--- Collected data ---
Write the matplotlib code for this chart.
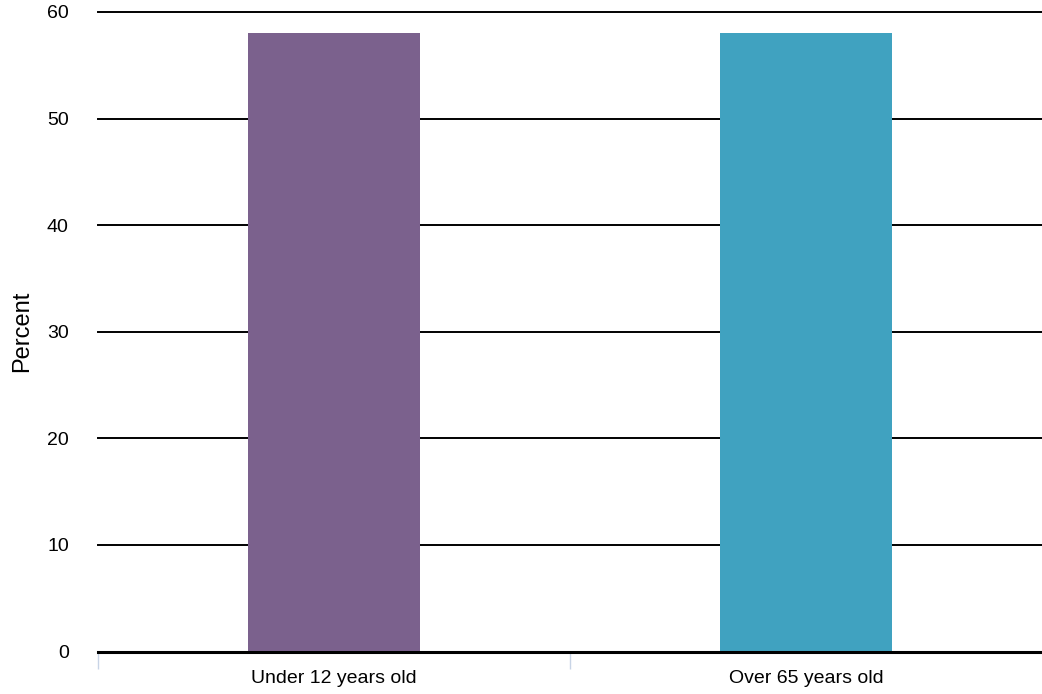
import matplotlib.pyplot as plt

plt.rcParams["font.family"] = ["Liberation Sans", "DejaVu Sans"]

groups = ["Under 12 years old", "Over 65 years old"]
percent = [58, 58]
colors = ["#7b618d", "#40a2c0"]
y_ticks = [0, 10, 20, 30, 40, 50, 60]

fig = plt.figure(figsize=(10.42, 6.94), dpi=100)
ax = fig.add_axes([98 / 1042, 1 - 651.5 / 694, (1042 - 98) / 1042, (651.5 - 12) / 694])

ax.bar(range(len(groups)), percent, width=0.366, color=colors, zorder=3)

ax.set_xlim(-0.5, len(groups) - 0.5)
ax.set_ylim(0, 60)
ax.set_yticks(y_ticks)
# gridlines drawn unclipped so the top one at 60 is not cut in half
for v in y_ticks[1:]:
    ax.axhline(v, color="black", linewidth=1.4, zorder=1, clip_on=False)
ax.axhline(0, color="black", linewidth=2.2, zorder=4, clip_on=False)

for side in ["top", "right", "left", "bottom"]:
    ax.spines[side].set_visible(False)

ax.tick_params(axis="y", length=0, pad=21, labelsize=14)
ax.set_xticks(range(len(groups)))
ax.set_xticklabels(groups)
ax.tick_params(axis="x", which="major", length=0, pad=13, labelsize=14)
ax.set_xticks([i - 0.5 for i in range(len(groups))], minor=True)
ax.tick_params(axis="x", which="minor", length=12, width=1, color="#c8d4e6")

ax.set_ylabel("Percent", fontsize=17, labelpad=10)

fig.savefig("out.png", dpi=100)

--- To be done ---
Where a line contains the string "matplotlib", extract that line.

--- Output of the exercise ---
Write the matplotlib code for this chart.
import matplotlib.pyplot as plt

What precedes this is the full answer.